Franco, Valentina, Simona, Sandra - allesamt Ärzte, Mediziner, Forscher. Sie alle kennen Ahmadreza Djalali. Er ist ein Kollege, ein Freund, ein Lehrer, ein Vorbild für seine Studenten. Franco, Valentina, Simona, Sandra und noch viele andere - sie alle machen sich Sorgen um Ahmadreza Djalali.
Der Notfallmediziner gilt als Kapazität auf seinem Gebiet. Nicht umsonst ist Djalali auch Dozent, und zwar an der Freien flämischen Universität Brüssel, VUB. Gleichzeitig arbeitet er an der Uni-Klinik, dem UZ-Brussel. Arbeitete, muss man eigentlich sagen.
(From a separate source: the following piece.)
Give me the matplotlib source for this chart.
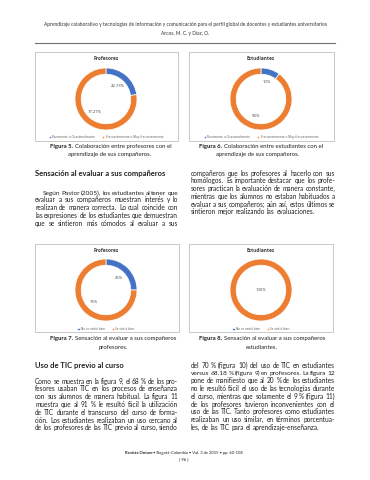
import math
import matplotlib
matplotlib.use("Agg")
import numpy as np
import matplotlib.pyplot as plt
from matplotlib.patches import Rectangle
from matplotlib.lines import Line2D
from matplotlib.font_manager import FontProperties

# ---------------- data ----------------
colab_categories = ["Raramente u Ocasionalmente", "Frecuentemente o Muy frecuentemente"]
colab_profesores = [22.73, 77.27]
colab_estudiantes = [10, 90]

sens_categories = ["No se sintió bien", "Se sintió bien"]
sens_profesores = [25, 75]
sens_estudiantes = [0, 100]

chart_titles = ["Profesores", "Estudiantes"]

# ---------------- setup ----------------
W, H = 370, 480
fig = plt.figure(figsize=(3.7, 4.8), dpi=100)
fig.patch.set_facecolor("white")
renderer = fig.canvas.get_renderer()

BODY = ["Lato", "DejaVu Sans"]
CHART = ["Open Sans", "DejaVu Sans"]
TXT = "#231f20"
CTXT = "#404040"
COLORS = ["#4472C4", "#ED7D31"]


def fx(x):
    return x / W


def fy(y):
    return 1 - y / H


def tw(s, size, weight="normal", family=BODY):
    t = fig.text(0, 0, s, fontsize=size, fontweight=weight, family=family)
    w = t.get_window_extent(renderer).width
    t.remove()
    return w


def fit(s, width, weight="normal", family=BODY):
    size = 10 * width / tw(s, 10, weight, family)
    for _ in range(3):
        size *= width / tw(s, size, weight, family)
    return size


def put(x, y, s, size, weight="normal", ha="left", color=TXT, family=BODY):
    """y = visual centre of lowercase text (px from top). The baseline is
    snapped to a whole pixel row so words on one line share it exactly."""
    T = int(round(y + size * 0.55))
    prop = FontProperties(family=family, size=size, weight=weight)
    w, h, d = renderer.get_text_width_height_descent(s, prop, ismath=False)
    a = h - d
    B = T - d + math.floor(h) - math.floor(a)
    fig.text(fx(x), (H - B) / H, s, fontproperties=prop, ha=ha,
             va="baseline", color=color)


SP = 0.26  # word space, in em


def line_fit(words, width):
    def total(s):
        return sum(tw(w, s) for w in words) + SP * s * 100 / 72 * (len(words) - 1)
    s = 10 * width / total(10)
    for _ in range(2):
        s *= width / total(s)
    return s


def justified(lines, x0, x1, y0, dy, size, indent=0.0, last_free=True):
    em = size * 100 / 72
    for i, line in enumerate(lines):
        y = y0 + i * dy
        xs = x0 + (indent if i == 0 else 0)
        words = line.split()
        free = (i == len(lines) - 1 and last_free) or len(words) == 1
        s = size
        widths = [tw(w, s) for w in words]
        if free:
            gap = SP * em
        else:
            need = sum(widths) + 0.2 * em * (len(words) - 1)
            if need > (x1 - xs):
                s = size * (x1 - xs) / need
                widths = [tw(w, s) for w in words]
            gap = (x1 - xs - sum(widths)) / (len(words) - 1)
        x = xs
        for w, wd in zip(words, widths):
            put(x, y, w, s)
            x += wd + gap


def mixed_centered(parts, cx, y, size):
    gap = size * 100 / 72 * 0.25
    widths = [tw(s, size, w) for s, w in parts]
    total = sum(widths) + gap * (len(parts) - 1)
    x = cx - total / 2
    for (s, w), wd in zip(parts, widths):
        put(x, y, s, size, weight=w)
        x += wd + gap


def box(x0, y0, x1, y1):
    fig.add_artist(Rectangle((fx(x0), fy(y1)), (x1 - x0) / W, (y1 - y0) / H,
                             transform=fig.transFigure, fill=False,
                             ec="#BFBFBF", lw=0.6))


def fmt(v):
    return ("%d%%" % v) if float(v).is_integer() else ("%.2f%%" % v)


title_size = fit("Profesores", 25, "bold", CHART)
pct_size = fit("22.73%", 14, "normal", CHART)
leg_size = fit("Raramente u Ocasionalmente", 42, "normal", CHART)


def donut(cx, cy, values, title, title_y, cats, legend_y):
    r = 31
    ax = fig.add_axes([fx(cx - r), fy(cy + r), 2 * r / W, 2 * r / H])
    wedges, _ = ax.pie(values, colors=COLORS, startangle=90, counterclock=False,
                       radius=1, wedgeprops=dict(width=0.2, edgecolor="white",
                                                 linewidth=0.5))
    ax.set_xlim(-1, 1)
    ax.set_ylim(-1, 1)
    ax.set_aspect("equal")
    ax.axis("off")
    total = sum(values)
    for wdg, v in zip(wedges, values):
        if v <= 0:
            continue
        if v >= total:
            px, py = 0, 0
        else:
            a = np.deg2rad((wdg.theta1 + wdg.theta2) / 2)
            px, py = 0.57 * np.cos(a), 0.57 * np.sin(a)
        ax.text(px, py, fmt(v), ha="center", va="center", fontsize=pct_size,
                color=CTXT, family=CHART)
    put(cx, title_y, title, title_size, weight="bold", ha="center", color=CTXT,
        family=CHART)
    ax.legend(wedges, cats, loc="center", bbox_to_anchor=(fx(cx), fy(legend_y)),
              bbox_transform=fig.transFigure, ncol=2, frameon=False,
              handlelength=0.7, handleheight=0.7,
              handletextpad=0.4, columnspacing=2.2, labelcolor="#595959",
              prop=dict(family=CHART, size=leg_size))


# ---------------- header ----------------
h1 = ("Aprendizaje colaborativo y tecnologías de información y comunicación "
      "para el perfil global de docentes y estudiantes universitarios")
hs_ = fit(h1, 280)
put(185, 24.5, h1, hs_, ha="center", color="#333333")
put(185, 33.5, "Arcos, M. C. y Díaz, O.", hs_, ha="center", color="#333333")
fig.add_artist(Line2D([fx(35), fx(335)], [fy(43), fy(43)],
                      transform=fig.transFigure, color="#707070", lw=0.8))

# ---------------- charts row 1 ----------------
box(35, 52, 178, 141)
box(189, 52, 334, 141)
donut(106, 99, colab_profesores, chart_titles[0], 58, colab_categories, 137)
donut(261, 99, colab_estudiantes, chart_titles[1], 58, colab_categories, 137)

cap_size = fit("Figura 5. Colaboración entre profesores con el", 122)
mixed_centered([("Figura 5.", "bold"), ("Colaboración entre profesores con el", "normal")], 111, 146, cap_size)
mixed_centered([("aprendizaje de sus compañeros.", "normal")], 110, 154, cap_size)
mixed_centered([("Figura 6.", "bold"), ("Colaboración entre estudiantes con el", "normal")], 261, 146, cap_size)
mixed_centered([("aprendizaje de sus compañeros.", "normal")], 258, 154, cap_size)

# ---------------- text block 1 ----------------
left1 = ["Según Pastor (2005), los estudiantes al tener que",
         "evaluar a sus compañeros muestran interés y lo",
         "realizan de manera correcta. Lo cual coincide con",
         "las expresiones de los estudiantes que demuestran",
         "que se sintieron más cómodos al evaluar a sus"]
right1 = ["compañeros que los profesores al hacerlo con sus",
          "homólogos. Es importante destacar que los profe-",
          "sores practican la evaluación de manera constante,",
          "mientras que los alumnos no estaban habituados a",
          "evaluar a sus compañeros; aún así, estos últimos se",
          "sintieron mejor realizando las evaluaciones."]
left2 = ["Como se muestra en la figura 9, el 68 % de los pro-",
         "fesores usaban TIC en los procesos de enseñanza",
         "con sus alumnos de manera habitual. La figura 11",
         "muestra que al 91 % le resultó fácil la utilización",
         "de TIC durante el transcurso del curso de forma-",
         "ción. Los estudiantes realizaban un uso cercano al",
         "de los profesores de las TIC previo al curso, siendo"]
right2 = ["del 70 % (figura 10) del uso de TIC en estudiantes",
          "versus 68.18 % (figura 9) en profesores. La figura 12",
          "pone de manifiesto que al 20 % de los estudiantes",
          "no le resultó fácil el uso de las tecnologías durante",
          "el curso, mientras que solamente el 9 % (figura 11)",
          "de los profesores tuvieron inconvenientes con el",
          "uso de las TIC. Tanto profesores como estudiantes",
          "realizaban un uso similar, en términos porcentua-",
          "les, de las TIC para el aprendizaje-enseñanza."]

all_just = left1 + right1[:-1] + left2 + right2[:-1]
body = float(np.median([line_fit(l.split(), 143) for l in all_just]))

head_size = fit("Sensación al evaluar a sus compañeros", 130, "bold")
put(35, 173, "Sensación al evaluar a sus compañeros", head_size, weight="bold")
justified(left1, 35, 178, 192, 7.75, body, indent=8, last_free=False)
justified(right1, 191, 335, 173, 7.75, body)

# ---------------- charts row 2 ----------------
box(35, 244, 179, 332)
box(189, 244, 333, 332)
donut(106, 290, sens_profesores, chart_titles[0], 250, sens_categories, 329)
donut(261, 290, sens_estudiantes, chart_titles[1], 250, sens_categories, 329)

mixed_centered([("Figura 7.", "bold"), ("Sensación al evaluar a sus compañeros", "normal")], 113, 338, cap_size)
mixed_centered([("profesores.", "normal")], 113, 347, cap_size)
mixed_centered([("Figura 8.", "bold"), ("Sensación al evaluar a sus compañeros", "normal")], 262, 338, cap_size)
mixed_centered([("estudiantes.", "normal")], 262, 347, cap_size)

# ---------------- text block 2 ----------------
put(35, 365, "Uso de TIC previo al curso", head_size, weight="bold")
justified(left2, 35, 178, 381, 7.8, body, last_free=False)
justified(right2, 191, 335, 365, 7.8, body)

# ---------------- footer ----------------
fs = fit("Revista Ontare • Bogotá-Colombia • Vol. 3 de 2015 • pp. 60-108", 118)
mixed_centered([("Revista Ontare", "bold"),
                ("• Bogotá-Colombia • Vol. 3 de 2015 • pp. 60-108", "normal")], 184, 452, fs)
put(184, 459, "[ 96 ]", fs, ha="center")

fig.savefig("out.png", dpi=100, facecolor="white")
Denn Ahmadreza Djalali ist seit mehr als einem dreiviertel Jahr von der Bildfläche verschwunden.
Ende April 2016: Der iranischstämmige Arzt ist in seiner alten Heimat unterwegs, will seine Familie besuchen. Auf dem Weg dahin wird er von Sicherheitskräften aufgegriffen und festgenommen. Ehe er sich versah, saß Ahmadreza Djalali in einem Teheraner Gefängnis - und dort ist er immer noch.
Angst vor Repressalien: Familie hielt still
Natürlich fiel an der VUB irgendwann mal auf, dass der Kollege fehlte. Man kontaktierte seine Frau. Die gab an, dass ihr Mann im Iran einen Verkehrsunfall gehabt habe und im Koma liege. Die Wahrheit kam erst viel später ans Licht.
Das folge dem klassischen Muster, sagte Philippe Hensmans von Amnesty International in der RTBF. Die iranischen Behörden übten in solchen Fällen häufig Druck auf die Familien von Inhaftierten aus, nach dem Motto: "Wenn Ihr an die Öffentlichkeit geht, dann macht ihr alles nur noch schlimmer".
Die Familie hielt also still und hoffte, dass doch wieder alles in Ordnung kommt. Vor einigen Tagen kam's dann noch viel schlimmer. In einem kurzen Telefongespräch informiert Ahmadreza Djalali seine Familie darüber, dass er wohl ein Geständnis unterschrieben habe und auf dieser Grundlage zum Tode verurteilt worden sei.
"Soweit wir wissen, hat Ahmadreza Djalali nie einen fairen Prozess bekommen, nicht mal einen Anwalt", sagt Philippe Hensmans. Anscheinend werde Djalali der "staatsfeindlichen Umtriebe" beschuldigt. Genau gesagt: Anscheinend wird Djalali der "Spionagetätigkeit" beschuldigt. Seine Ankläger werfen ihm vor, Kontakt zu Menschen gehabt zu haben, die Nationen angehören, die dem Iran nicht wohlgesonnen sind. Die Rede ist da wohl insbesondere von Israel und den USA. Nur, so gibt Ives Hubloue, der Chef der Notaufnahme im UZ-Brüssel, zu bedenken: "In unserem Job ist Zusammenarbeit das A und O und die Uni richte sich ja bewusst auch an ein internationales Studentenpublikum."
Auch Caroline Pauwels, die Rektorin der VUB, ist bestürzt. Das einzige Verbrechen, das man Ahmadreza Djalali zur Last legen könne, sei es doch, dass er anderen Menschen helfen wolle.
Online-Petition
Was tun, also? Einige Kollegen starteten Aufrufe im Internet, die unter anderem auf der Facebook-Seite von Ahmadreza Djalali veröffentlicht werden. Andere lancierten eine Online-Petition auf dem Portal change.org. Binnen kürzester Zeit wurden 65.000 Unterschriften gesammelt. Ziel sei ganz klar seine Freilassung, sagte einer der Initiatoren in der VRT: Zumindest müsse Ahmadreza einen fairen Prozess und einen Anwalt bekommen.
Auch Amnesty International will eine Unterschriftenaktion starten. Und wünschenswert wäre auch, wenn Außenminister Didier Reynders in dieser Sache aktiv würde und zumindest Klarheit fordere, meint Philippe Hensmans von Amnesty.
Die Zeit drängt: Nach dem Wenigen, was man weiß, könnte das Todesurteil schon in den nächsten zwei Wochen vollstreckt werden.